— START Information shown —

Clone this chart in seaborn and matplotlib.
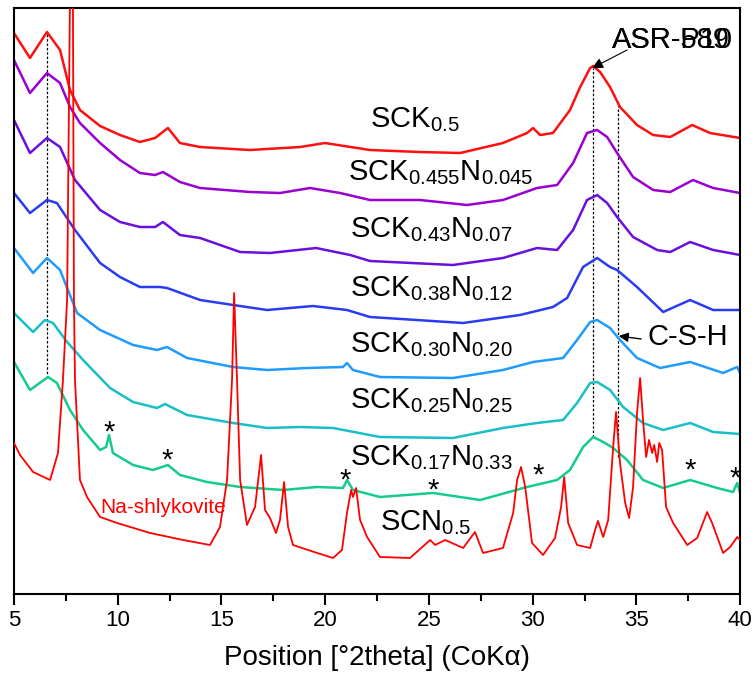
import matplotlib
matplotlib.use('Agg')
import matplotlib.pyplot as plt
import seaborn as sns

# stacked XRD patterns, intensity in arbitrary (offset) units
tt_sck05 = [5.00, 5.77, 6.59, 7.22, 7.70, 8.18, 9.15, 10.11, 11.07, 11.80, 12.42, 13.00, 13.97, 16.38, 18.79,
            19.99, 22.16, 24.57, 26.50, 28.57, 29.73, 30.02, 30.36, 30.98, 31.80, 32.29, 32.77, 32.92, 33.25,
            33.73, 34.21, 35.03, 35.81, 36.63, 37.69, 38.55, 40.00]
i_sck05 = [561, 536, 562, 544, 504, 484, 468, 459, 452, 456, 466, 451, 447, 444, 447,
           451, 444, 442, 441, 451, 461, 466, 459, 461, 484, 507, 526, 528, 522,
           507, 487, 469, 459, 457, 469, 461, 456]

tt_k0455 = [5.00, 5.77, 6.59, 7.22, 7.70, 8.18, 9.15, 10.11, 11.07, 11.80, 12.18, 13.00, 13.97, 16.38, 17.82,
            19.27, 20.72, 22.16, 24.57, 26.84, 28.57, 30.21, 31.18, 31.95, 32.62, 33.11, 33.59, 34.07, 34.84,
            35.81, 36.63, 37.73, 38.70, 40.00]
i_k0455 = [534, 501, 521, 511, 487, 471, 451, 434, 421, 419, 422, 412, 406, 402, 401,
           406, 401, 394, 394, 389, 394, 406, 409, 431, 461, 464, 457, 441, 417,
           404, 402, 414, 406, 401]

tt_k043 = [5.00, 5.77, 6.59, 7.22, 7.94, 9.15, 10.11, 11.07, 11.80, 12.18, 13.00, 13.97, 15.90, 17.34, 19.56,
           21.20, 22.16, 26.16, 28.57, 30.21, 31.18, 31.95, 32.62, 33.11, 33.59, 34.07, 34.84, 36.00, 36.63,
           37.59, 38.70, 40.00]
i_k043 = [474, 441, 456, 447, 414, 384, 372, 367, 367, 372, 359, 356, 342, 341, 346,
          339, 333, 329, 336, 346, 344, 364, 394, 399, 391, 377, 357, 344, 342,
          352, 344, 339]

tt_k038 = [5.00, 5.77, 6.59, 7.07, 7.94, 9.15, 10.11, 11.07, 12.04, 12.38, 13.97, 15.56, 17.20, 19.41, 21.05,
           22.16, 26.65, 29.39, 30.98, 31.66, 32.43, 33.11, 33.73, 34.07, 35.03, 36.29, 37.59, 38.70, 40.00]
i_k038 = [401, 381, 394, 391, 364, 331, 317, 307, 307, 306, 294, 289, 284, 288, 284,
          277, 271, 279, 287, 296, 327, 336, 327, 324, 307, 282, 294, 284, 284]

tt_k030 = [5.00, 5.92, 6.59, 7.22, 8.04, 9.15, 10.74, 11.89, 12.38, 13.34, 15.56, 17.20, 19.13, 20.86, 21.05,
           21.34, 22.64, 26.16, 28.57, 30.02, 31.47, 32.14, 32.77, 33.11, 33.73, 34.21, 35.03, 36.14, 37.59,
           39.18, 39.86, 40.00]
i_k030 = [346, 321, 336, 324, 281, 264, 249, 244, 247, 236, 227, 224, 226, 227, 231,
          224, 217, 216, 224, 232, 236, 254, 272, 274, 266, 254, 236, 226, 232,
          221, 227, 221]

tt_k025 = [5.00, 5.92, 6.49, 6.88, 7.56, 8.33, 9.63, 10.74, 11.89, 12.28, 13.34, 15.56, 17.20, 18.79, 20.38,
           22.64, 26.16, 28.57, 30.21, 31.47, 32.14, 32.77, 33.11, 33.73, 34.36, 35.32, 36.29, 37.59, 38.70,
           40.00]
i_k025 = [281, 262, 274, 271, 252, 234, 206, 192, 186, 190, 179, 171, 166, 167, 166,
          157, 156, 166, 171, 174, 191, 211, 212, 204, 187, 171, 164, 171, 162,
          160]

tt_k017 = [5.00, 5.77, 6.64, 7.07, 7.70, 8.33, 9.15, 9.44, 9.58, 9.77, 10.74, 11.70, 12.42, 13.00, 14.30,
           15.90, 17.97, 19.61, 20.86, 21.05, 21.34, 22.64, 25.20, 27.47, 29.73, 31.18, 31.80, 32.43, 32.92,
           33.40, 33.88, 34.55, 35.32, 36.29, 37.59, 38.89, 39.66, 39.86, 40.00]
i_k017 = [232, 204, 217, 211, 184, 164, 144, 147, 159, 141, 129, 124, 129, 119, 112,
          107, 104, 107, 106, 114, 104, 97, 101, 94, 107, 114, 124, 147, 157,
          152, 146, 134, 114, 106, 114, 106, 102, 111, 101]

tt_scn05 = [5.00, 5.29, 5.92, 6.74, 7.12, 7.36, 7.56, 7.70, 7.78, 7.84, 7.89, 7.94, 8.18, 8.52, 9.15,
            9.97, 11.56, 13.15, 14.45, 14.93, 15.27, 15.51, 15.61, 15.75, 15.90, 16.23, 16.62, 16.91, 17.10,
            17.34, 17.63, 17.82, 18.02, 18.21, 18.45, 19.61, 20.38, 20.81, 21.05, 21.25, 21.34, 21.49, 21.68,
            22.02, 22.64, 24.09, 25.06, 25.30, 25.78, 26.65, 27.22, 27.61, 28.57, 29.06, 29.25, 29.44, 29.64,
            29.97, 30.50, 31.08, 31.37, 31.52, 31.71, 32.14, 32.77, 33.01, 33.15, 33.40, 33.64, 33.88, 34.02,
            34.21, 34.46, 34.65, 34.84, 35.03, 35.18, 35.32, 35.47, 35.61, 35.76, 35.86, 36.00, 36.10, 36.24,
            36.43, 36.77, 37.45, 37.93, 38.41, 38.65, 39.18, 39.52, 39.86, 40.00]
i_scn05 = [151, 139, 122, 114, 141, 214, 294, 600, 700, 600, 294, 214, 114, 97, 77,
           71, 61, 54, 49, 67, 114, 214, 301, 214, 114, 69, 87, 139, 84,
           76, 61, 74, 112, 67, 49, 41, 36, 44, 81, 104, 97, 106, 74,
           57, 37, 36, 54, 49, 54, 46, 62, 41, 46, 81, 114, 127, 107,
           51, 39, 56, 87, 117, 71, 49, 46, 64, 73, 57, 74, 147, 182,
           131, 91, 76, 107, 181, 216, 174, 137, 154, 141, 149, 132, 151, 144,
           87, 71, 49, 56, 82, 71, 41, 47, 57, 54]

series = [
    (tt_sck05, i_sck05, '#ff1010', 1.8),
    (tt_k0455, i_k0455, '#9a00d0', 1.8),
    (tt_k043, i_k043, '#6a10dc', 1.8),
    (tt_k038, i_k038, '#2a3cf2', 1.8),
    (tt_k030, i_k030, '#1e9cff', 1.8),
    (tt_k025, i_k025, '#19bfc6', 1.8),
    (tt_k017, i_k017, '#16cc8a', 1.8),
    (tt_scn05, i_scn05, '#ff0000', 1.3),
]

labels = [r'SCK$_{0.5}$', r'SCK$_{0.455}$N$_{0.045}$', r'SCK$_{0.43}$N$_{0.07}$', r'SCK$_{0.38}$N$_{0.12}$',
          r'SCK$_{0.30}$N$_{0.20}$', r'SCK$_{0.25}$N$_{0.25}$', r'SCK$_{0.17}$N$_{0.33}$', r'SCN$_{0.5}$']
label_x = [22.16, 21.10, 21.20, 21.20, 21.20, 21.20, 21.20, 22.64]
label_y = [467, 414, 357, 298, 242, 186, 129, 64]

star_x = [9.58, 12.38, 20.96, 25.20, 30.26, 37.59, 39.76]
star_y = [153, 125, 105, 95, 110, 115, 107]

sns.set_style('ticks')
plt.rcParams['font.family'] = ['Liberation Sans', 'DejaVu Sans']
plt.rcParams['mathtext.fontset'] = 'custom'
plt.rcParams['mathtext.rm'] = 'Liberation Sans'
plt.rcParams['mathtext.it'] = 'Liberation Sans:italic'
plt.rcParams['text.color'] = 'black'
plt.rcParams['axes.labelcolor'] = 'black'
plt.rcParams['axes.edgecolor'] = 'black'
plt.rcParams['xtick.color'] = 'black'

fig = plt.figure(figsize=(7.56, 6.91), dpi=100)
ax = fig.add_axes([0.0185, 0.1404, 0.9605, 0.848])

for i, (tt, inten, col, lw) in enumerate(series):
    sns.lineplot(x=tt, y=inten, color=col, lw=lw, ax=ax, estimator=None, sort=False,
                 zorder=3 if i == 7 else 2)

# dotted guide lines
ax.vlines([6.59, 32.92, 34.12], [216, 157, 137], [561, 526, 489], colors='k',
          linestyles=(0, (2, 1.5)), lw=0.9, zorder=1)

for lab, x, y in zip(labels, label_x, label_y):
    ax.text(x, y, lab, fontsize=21, va='baseline', ha='left')

for x, y in zip(star_x, star_y):
    ax.text(x, y, '*', fontsize=21, ha='center', va='baseline')

ax.text(9.15, 81, 'Na-shlykovite', color='#ff0000', fontsize=15, va='baseline')

ax.annotate('C-S-H', xy=(34.15, 258), xytext=(35.52, 249), fontsize=21, va='baseline',
            arrowprops=dict(arrowstyle='-|>', color='k', lw=1, mutation_scale=14,
                            shrinkA=2, shrinkB=0, relpos=(0, 0.4)))
ax.text(33.83, 546, 'ASR-589', fontsize=21, va='baseline')
ax.text(33.83, 546, 'ASR-P10', fontsize=21, va='baseline')
ax.annotate('', xy=(32.87, 526), xytext=(34.55, 544),
            arrowprops=dict(arrowstyle='-|>', color='k', lw=0.8, mutation_scale=16, shrinkA=0, shrinkB=0))

ax.set_xlim(5, 40)
ax.set_ylim(0, 586)
ax.set_yticks([])
ax.set_ylabel('')
ax.set_xticks([5, 10, 15, 20, 25, 30, 35, 40])
ax.set_xticks([7.5, 12.5, 17.5, 22.5, 27.5, 32.5, 37.5], minor=True)
ax.tick_params(axis='x', which='major', direction='out', length=8, width=1.5, labelsize=16)
ax.tick_params(axis='x', which='minor', direction='out', length=5, width=1.5)
for sp in ax.spines.values():
    sp.set_visible(True)
    sp.set_linewidth(1.5)
ax.set_xlabel('Position [°2theta] (CoKα)', fontsize=20, labelpad=10)

plt.savefig('out.png', dpi=100)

— END Information shown —

| Given instruction |
Please restate the material above line by line, exactly, beginning at its first line and ending with the line that contains "507, 487, 469, 459, 457, 469, 461, 456]", without any pictures.

| Worked answer |
Clone this chart in seaborn and matplotlib.
import matplotlib
matplotlib.use('Agg')
import matplotlib.pyplot as plt
import seaborn as sns

# stacked XRD patterns, intensity in arbitrary (offset) units
tt_sck05 = [5.00, 5.77, 6.59, 7.22, 7.70, 8.18, 9.15, 10.11, 11.07, 11.80, 12.42, 13.00, 13.97, 16.38, 18.79,
            19.99, 22.16, 24.57, 26.50, 28.57, 29.73, 30.02, 30.36, 30.98, 31.80, 32.29, 32.77, 32.92, 33.25,
            33.73, 34.21, 35.03, 35.81, 36.63, 37.69, 38.55, 40.00]
i_sck05 = [561, 536, 562, 544, 504, 484, 468, 459, 452, 456, 466, 451, 447, 444, 447,
           451, 444, 442, 441, 451, 461, 466, 459, 461, 484, 507, 526, 528, 522,
           507, 487, 469, 459, 457, 469, 461, 456]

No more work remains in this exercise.